CCBR / Pipeliner

An open-source and scalable solution to NGS analysis powered by the NIH's Biowulf cluster.
4 stars 0 forks source link

exome pipeline subjobs suspend #479

Closed faridrashidi closed 1 year ago

faridrashidi commented 1 year ago

Dear Pipeliner developers,

I want to express my gratitude for developing this helpful pipeline. I have been trying to run the exome pipeline on a cohort on Biowulf, but I encountered an issue where the subjobs are getting suspended and run with no progress. Unfortunately, even after contacting the HPC team, the problem persists, and they have been unable to provide much help.

Upon further investigation of the logs, it appears that there are some errors regarding GATK/3.8-0. I was wondering if you could provide any insights or suggestions on how to resolve this issue. Here's one example of the log files:

tail /vf/users/rashidimehrabf2/TIGER/exome_bam2/slurm-59893761.out
INFO  04:13:20,052 HelpFormatter - For support and documentation go to https://software.broadinstitute.org/gatk
INFO  04:13:20,052 HelpFormatter - [Sat Mar 04 04:13:20 EST 2023] Executing on Linux 3.10.0-862.14.4.el7.x86_64 amd64
INFO  04:13:20,052 HelpFormatter - OpenJDK 64-Bit Server VM 1.8.0_181-b13
INFO  04:13:20,055 HelpFormatter - Program Args: -T RealignerTargetCreator -I LCS750B.dedup.bam -R /data/CCBR_Pipeliner/db/PipeDB/lib/GRCh38.d1.vd1.fa -known /fdb/GATK_resource_bundle/hg38bundle/Mills_and_1000G_gold_standard.indels.hg38.vcf.gz -known /data/CCBR_Pipeliner/db/PipeDB/lib/ALL.wgs.1000G_phase3.GRCh38.ncbi_remapper.20150424.shapeit2_indels.vcf.gz -o LCS750B.fin.bam.intervals
INFO  04:13:20,059 HelpFormatter - Executing as rashidimehrabf2@cn4327 on Linux 3.10.0-862.14.4.el7.x86_64 amd64; OpenJDK 64-Bit Server VM 1.8.0_181-b13.
INFO  04:13:20,060 HelpFormatter - Date/Time: 2023/03/04 04:13:20
INFO  04:13:20,060 HelpFormatter - ----------------------------------------------------------------------------------
INFO  04:13:20,060 HelpFormatter - ----------------------------------------------------------------------------------
ERROR StatusLogger Unable to create class org.apache.logging.log4j.core.impl.Log4jContextFactory specified in jar:file:/usr/local/apps/GATK/3.8-0/GenomeAnalysisTK.jar!/META-INF/log4j-provider.properties
ERROR StatusLogger Log4j2 could not find a logging implementation. Please add log4j-core to the classpath. Using SimpleLogger to log to the console...

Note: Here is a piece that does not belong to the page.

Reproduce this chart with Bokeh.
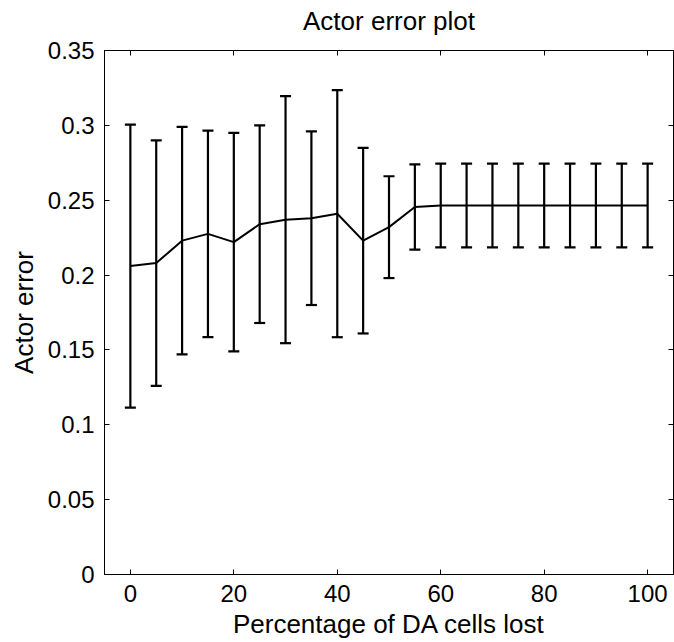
from bokeh.plotting import figure
from bokeh.models import (ColumnDataSource, Whisker, TeeHead, Range1d,
                          FixedTicker, LinearAxis)
from bokeh.embed import file_html
from bokeh.resources import INLINE

# ---- data ----
pct_lost = [0, 5, 10, 15, 20, 25, 30, 35, 40, 45, 50,
            55, 60, 65, 70, 75, 80, 85, 90, 95, 100]
actor_error = [0.206, 0.208, 0.223, 0.2275, 0.222, 0.234, 0.237, 0.238,
               0.241, 0.223, 0.232, 0.2455, 0.2465, 0.2465, 0.2465, 0.2465,
               0.2465, 0.2465, 0.2465, 0.2465, 0.2465]
error_sd = [0.0945, 0.082, 0.076, 0.069, 0.073, 0.066, 0.0825, 0.058,
            0.0825, 0.062, 0.034, 0.0285, 0.028, 0.028, 0.028, 0.028,
            0.028, 0.028, 0.028, 0.028, 0.028]
x_ticks = [0, 20, 40, 60, 80, 100]
y_ticks = [0, 0.05, 0.1, 0.15, 0.2, 0.25, 0.3, 0.35]
y_tick_labels = ["0", "0.05", "0.1", "0.15", "0.2", "0.25", "0.3", "0.35"]

title_text = "Actor error plot"
x_label = "Percentage of DA cells lost"
y_label = "Actor error"

FONT = "Liberation Sans"

upper = [m + e for m, e in zip(actor_error, error_sd)]
lower = [m - e for m, e in zip(actor_error, error_sd)]
src = ColumnDataSource(dict(x=pct_lost, y=actor_error, upper=upper, lower=lower))

p = figure(width=674, height=642,
           x_range=Range1d(-5, 105), y_range=Range1d(0, 0.35),
           output_backend="svg", toolbar_location=None,
           min_border_left=104, min_border_right=1,
           min_border_top=50, min_border_bottom=68,
           background_fill_color="white", border_fill_color="white")

p.xgrid.visible = False
p.ygrid.visible = False
p.outline_line_color = "black"
p.outline_line_width = 1

# error bars
w = Whisker(source=src, base="x", upper="upper", lower="lower",
            line_color="black", line_width=2.2,
            upper_head=TeeHead(size=11, line_width=2.2, line_color="black"),
            lower_head=TeeHead(size=11, line_width=2.2, line_color="black"))
p.add_layout(w)

# mean line
p.line("x", "y", source=src, line_color="black", line_width=2)

y_over = {t: l for t, l in zip(y_ticks, y_tick_labels)}


def style_axis(ax, ticks, show_labels=True):
    ax.ticker = FixedTicker(ticks=ticks)
    ax.major_tick_in = 5
    ax.major_tick_out = 0
    ax.minor_tick_line_color = None
    ax.axis_line_color = "black"
    ax.major_tick_line_color = "black"
    ax.major_label_text_font = FONT
    ax.major_label_text_color = "black"
    ax.axis_label_text_font = FONT
    ax.axis_label_text_font_style = "normal"
    ax.axis_label_text_color = "black"
    ax.axis_label_text_font_size = "26px"
    if show_labels:
        ax.major_label_text_font_size = "24px"
    else:
        ax.major_label_overrides = {t: "" for t in ticks}
        ax.major_label_text_font_size = "0px"
        ax.major_label_standoff = 0


xa = p.xaxis[0]
style_axis(xa, x_ticks)
xa.axis_label = x_label
xa.major_label_standoff = 10
xa.axis_label_standoff = 4

ya = p.yaxis[0]
style_axis(ya, y_ticks)
ya.axis_label = y_label
ya.major_label_overrides = y_over
ya.major_label_standoff = 10
ya.axis_label_standoff = 6

# top axis: inward ticks, carries the chart title as its label
top = LinearAxis()
style_axis(top, x_ticks, show_labels=False)
top.axis_label = title_text
top.axis_label_standoff = 15
p.add_layout(top, "above")

right = LinearAxis()
style_axis(right, y_ticks, show_labels=False)
p.add_layout(right, "right")

open("out.html", "w").write(file_html(p, INLINE))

Thank you once again for your contribution to the scientific community, and I look forward to hearing from you soon.

skchronicles commented 1 year ago

@faridrashidi

It looks like this could be due to the system installation of that GATK3 module on Biowulf. The error message is related to a missing log4j class. I am wondering if it is missing due to the log4j vulnerability that was found a few years ago. Did HPC staff mention anything related to that when you last spoke to them?

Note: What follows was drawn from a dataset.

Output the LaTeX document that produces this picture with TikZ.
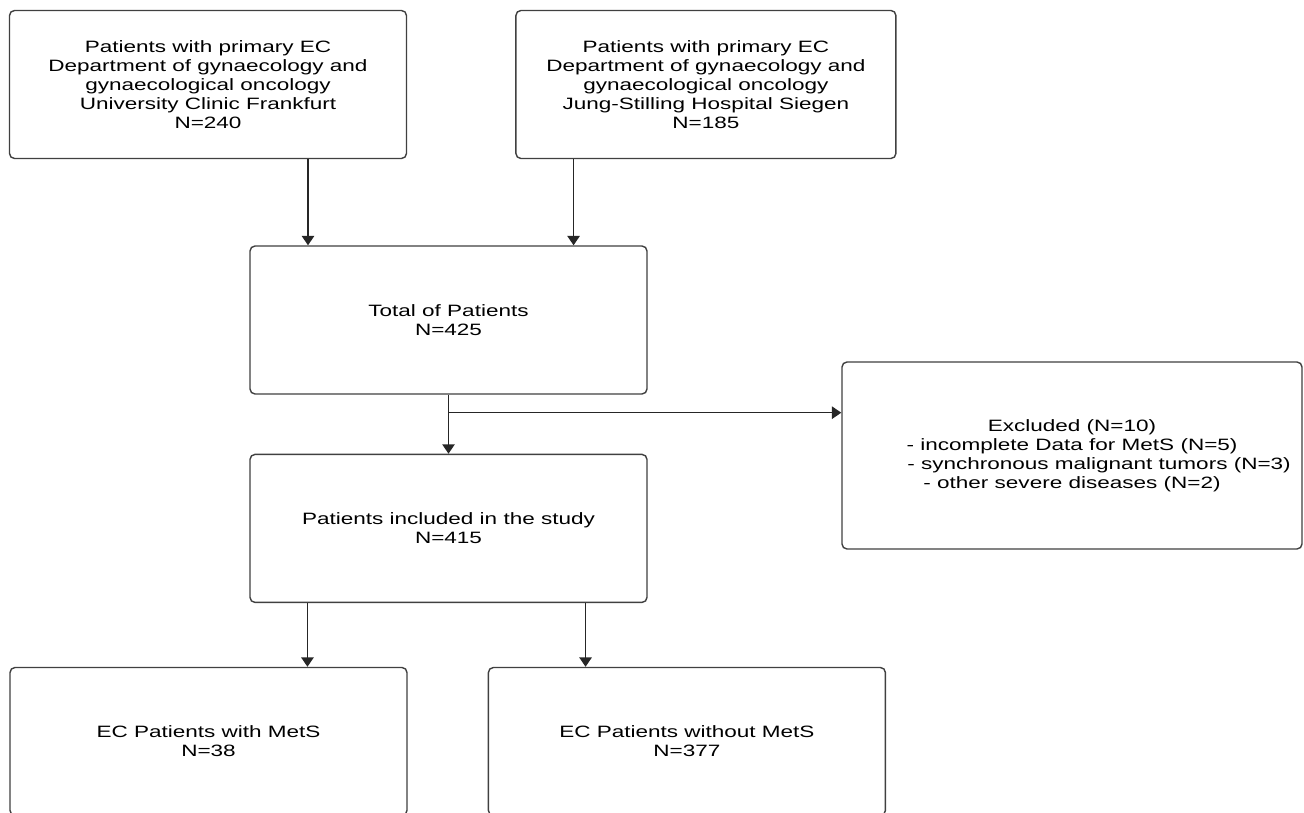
\documentclass[tikz,border=0pt]{standalone}
\usepackage{fontspec}
\setmainfont{Liberation Sans}[FakeStretch=1.37]
\usetikzlibrary{arrows.meta,positioning,calc}

\begin{document}
\begin{tikzpicture}[
        node distance=1.18cm and 2.16cm,
        every node/.style={draw=black!75, rounded corners=1mm, align=center, line width=0.8pt, fill=white, minimum width=7.94cm, minimum height=2.96cm, inner sep=2pt, font=\fontsize{9.35pt}{10.77pt}\selectfont},
        arr/.style={-{Triangle[length=5.3pt,width=7pt]}, line width=0.8pt, black!85}
    ]
    \useasboundingbox (0,0) rectangle (26.08,-16.26);
    \node (frankfurt) at (4.16,-1.69) {Patients with primary EC\\ Department of gynaecology and\\ gynaecological oncology\\ University Clinic Frankfurt\\ N=240};
    \node[minimum width=7.6cm] (siegen) [right=of frankfurt] {Patients with primary EC\\ Department of gynaecology and\\ gynaecological oncology\\ Jung-Stilling Hospital Siegen\\ N=185};
    \node (total) at (8.97,-6.40) {Total of Patients\\ N=425};
    \node (included) [below=of total] {Patients included in the study\\ N=415};
    \node[minimum width=9.2cm, minimum height=3.74cm] (excluded) at (21.44,-9.11) {Excluded (N=10)\\ - incomplete Data for MetS (N=5)\\ \hspace*{1.08cm}- synchronous malignant tumors (N=3)\\ - other severe diseases (N=2)};
    \node (withmets) at (4.17,-14.83) {EC Patients with MetS\\ N=38};
    \node (withoutmets) [right=1.6cm of withmets] {EC Patients without MetS\\ N=377};

    \coordinate (fa) at ($(frankfurt.south west)!0.751!(frankfurt.south east)$);
    \coordinate (sa) at ($(siegen.south west)!0.153!(siegen.south east)$);
    \coordinate (split) at ($(total.south)!0.305!(included.north)$);
    \coordinate (ia) at ($(included.south west)!0.146!(included.south east)$);
    \coordinate (ib) at ($(included.south west)!0.844!(included.south east)$);

    \draw[arr] (fa) -- (fa |- total.north);
    \draw[arr] (sa) -- (sa |- total.north);
    \draw[arr] (total) -- (included);
    \draw[arr] (split) -- (split -| excluded.west);
    \draw[arr] (ia) -- (ia |- withmets.north);
    \draw[arr] (ib) -- (ib |- withoutmets.north);
    \end{tikzpicture}
\end{document}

With that being said, this logging error could be a red herring for something else. Could you attach or send us the entire log file?

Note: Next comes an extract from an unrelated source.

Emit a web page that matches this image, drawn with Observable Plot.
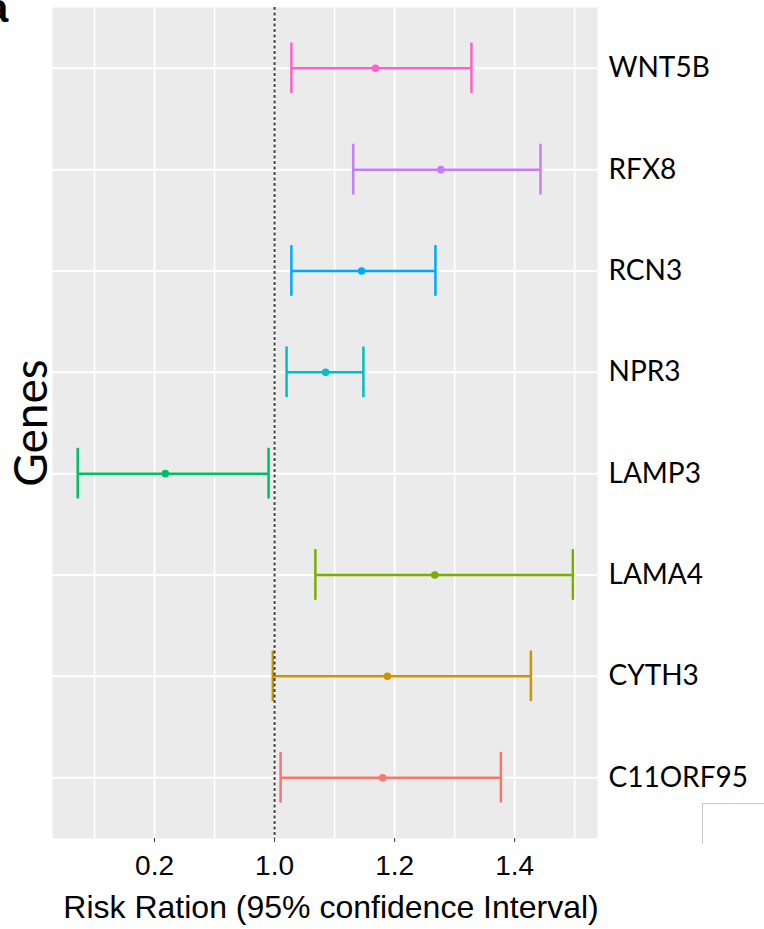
<!DOCTYPE html>
<html><head><meta charset="utf-8">
<script src="https://cdn.jsdelivr.net/npm/d3@7"></script>
<script src="https://cdn.jsdelivr.net/npm/@observablehq/plot@0.6"></script>
<style>
body{margin:0;background:#fff;}
#wrap{position:relative;width:764px;height:929px;overflow:hidden;}
#tag{position:absolute;left:-14px;top:-14px;font:bold 40px "Liberation Sans",Arial,sans-serif;color:#000;}
#box{position:absolute;left:702px;top:803px;width:70px;height:40px;border-left:1px solid #c8c8c8;border-top:1px solid #c8c8c8;}
</style>
</head><body>
<div id="wrap"><div id="chart"></div><div id="tag">a</div><div id="box"></div></div>
<script>
const genes = ["C11ORF95","CYTH3","LAMA4","LAMP3","NPR3","RCN3","RFX8","WNT5B"];
const rr    = [1.180, 1.188, 1.267, 0.818, 1.085, 1.145, 1.277, 1.168];
const lo    = [1.010, 0.997, 1.068, 0.672, 1.020, 1.028, 1.131, 1.028];
const hi    = [1.377, 1.427, 1.497, 0.990, 1.148, 1.268, 1.443, 1.328];
const colors = ["#F8766D","#CD9600","#7CAE00","#00BE67","#00BFC4","#00A9FF","#C77CFF","#FF61CC"];
const xTicks = [0.8, 1.0, 1.2, 1.4];
const xTickLabels = ["0.2", "1.0", "1.2", "1.4"];
const xMinor = [0.7, 0.9, 1.1, 1.3, 1.5];
const xTitle = "Risk Ration (95% confidence Interval)";
const yTitle = "Genes";

const data = genes.map((g, i) => ({gene: g, idx: i, rr: rr[i], lo: lo[i], hi: hi[i]}));
const rows = d3.range(genes.length);

const plot = Plot.plot({
  width: 764, height: 929,
  marginTop: 7, marginBottom: 91, marginLeft: 52, marginRight: 167,
  style: {background: "transparent", fontFamily: "'Liberation Sans', Arial, sans-serif", color: "#000"},
  x: {domain: [0.63, 1.538]},
  y: {domain: [-0.6, 7.6]},
  color: {domain: genes, range: colors},
  marks: [
    Plot.frame({fill: "#EBEBEB", stroke: null}),
    Plot.ruleX(xMinor, {stroke: "white", strokeWidth: 1.6}),
    Plot.ruleX(xTicks, {stroke: "white", strokeWidth: 2}),
    Plot.ruleY(rows, {stroke: "white", strokeWidth: 2}),
    Plot.ruleY(data, {y: "idx", x1: "lo", x2: "hi", stroke: "gene", strokeWidth: 2.5}),
    Plot.ruleX(data, {x: "lo", y1: d => d.idx - 0.25, y2: d => d.idx + 0.25, stroke: "gene", strokeWidth: 2.5}),
    Plot.ruleX(data, {x: "hi", y1: d => d.idx - 0.25, y2: d => d.idx + 0.25, stroke: "gene", strokeWidth: 2.5}),
    Plot.dot(data, {x: "rr", y: "idx", fill: "gene", r: 3.8}),
    Plot.ruleX([1], {stroke: "#444", strokeDasharray: "3,2.5", strokeWidth: 2}),
    Plot.axisX({ticks: xTicks, tickFormat: d => xTickLabels[xTicks.indexOf(d)], tickSize: 4, tickPadding: 13, fontSize: 28, label: null, stroke: "#333"}),
    Plot.axisY({anchor: "right", ticks: rows, tickFormat: i => genes[i], tickSize: 0, tickPadding: 11, fontSize: 28, fontFamily: "Lato", label: null}),
    Plot.text([xTitle], {text: d => d, frameAnchor: "bottom", textAnchor: "middle", lineAnchor: "middle", dy: 69, dx: 6, fontSize: 32}),
    Plot.text([yTitle], {text: d => d, frameAnchor: "left", textAnchor: "middle", lineAnchor: "middle", rotate: -90, dx: -20.5, fontSize: 46, fontFamily: "Lato"})
  ]
});
document.getElementById("chart").appendChild(plot);
</script>
</body></html>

Also, we have another pipeline for WES data. At the current moment, it is only compatible with human data, uses GRCh38/hg38, but it looks like that would not be an issue for this project. Please let me know if you would be interested in using that pipeline.

faridrashidi commented 1 year ago

Thank you very much dear Skyler for your assistance on this issue. My problem is solved by using the other pipeline. So, I close this issue.